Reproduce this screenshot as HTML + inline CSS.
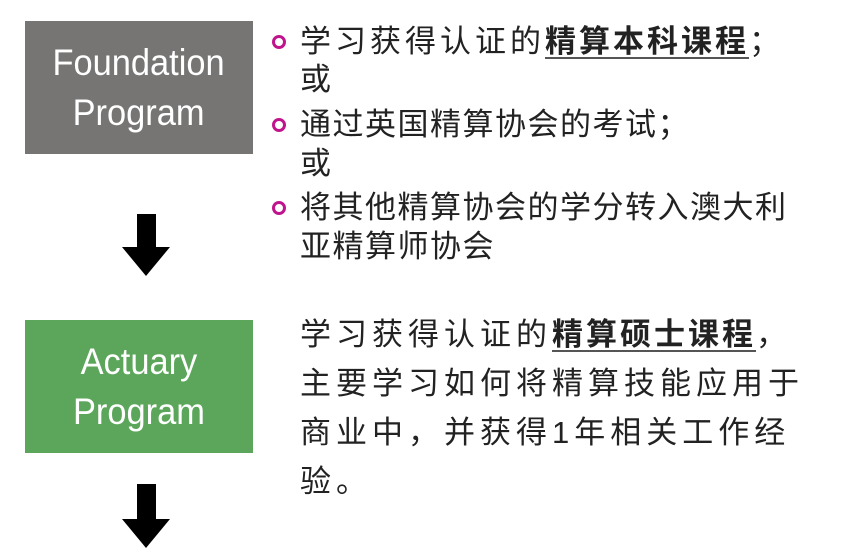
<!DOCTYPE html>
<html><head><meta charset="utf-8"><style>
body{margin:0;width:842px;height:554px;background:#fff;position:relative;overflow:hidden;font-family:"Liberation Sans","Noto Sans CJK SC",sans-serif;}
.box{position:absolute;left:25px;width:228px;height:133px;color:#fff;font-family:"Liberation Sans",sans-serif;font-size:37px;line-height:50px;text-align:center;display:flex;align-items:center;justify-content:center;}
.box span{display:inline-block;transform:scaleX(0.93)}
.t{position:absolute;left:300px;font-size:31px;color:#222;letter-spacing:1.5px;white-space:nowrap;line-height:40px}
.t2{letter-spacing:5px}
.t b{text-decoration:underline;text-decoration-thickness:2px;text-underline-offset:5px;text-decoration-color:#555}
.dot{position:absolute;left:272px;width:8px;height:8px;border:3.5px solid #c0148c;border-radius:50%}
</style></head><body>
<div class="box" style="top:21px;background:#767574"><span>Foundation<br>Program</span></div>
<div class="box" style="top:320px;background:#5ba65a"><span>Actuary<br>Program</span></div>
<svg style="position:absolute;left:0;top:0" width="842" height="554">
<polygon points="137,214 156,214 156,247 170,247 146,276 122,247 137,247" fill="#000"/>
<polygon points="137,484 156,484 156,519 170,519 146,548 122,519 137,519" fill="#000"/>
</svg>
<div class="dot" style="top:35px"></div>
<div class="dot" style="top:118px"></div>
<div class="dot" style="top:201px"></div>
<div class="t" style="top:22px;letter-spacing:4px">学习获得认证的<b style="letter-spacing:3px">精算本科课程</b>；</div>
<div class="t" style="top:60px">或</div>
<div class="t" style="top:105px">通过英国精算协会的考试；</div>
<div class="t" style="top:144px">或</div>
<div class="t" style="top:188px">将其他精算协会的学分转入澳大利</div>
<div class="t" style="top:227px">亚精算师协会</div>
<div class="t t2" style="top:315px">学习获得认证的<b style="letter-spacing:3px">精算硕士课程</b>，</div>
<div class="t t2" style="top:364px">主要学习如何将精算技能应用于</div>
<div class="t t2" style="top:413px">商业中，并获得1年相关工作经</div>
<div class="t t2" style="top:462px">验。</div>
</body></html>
::::::::::
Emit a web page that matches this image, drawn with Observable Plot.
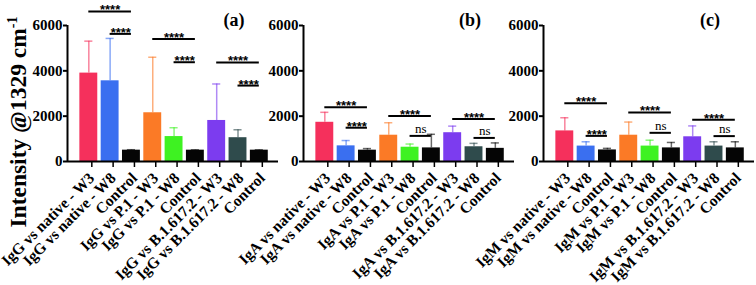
::::::::::
Where a line in the material contains "inline", copy that line.

• RIGHT ANSWER:
Reproduce this screenshot as HTML + inline CSS.
.box span{display:inline-block;transform:scaleX(0.93)}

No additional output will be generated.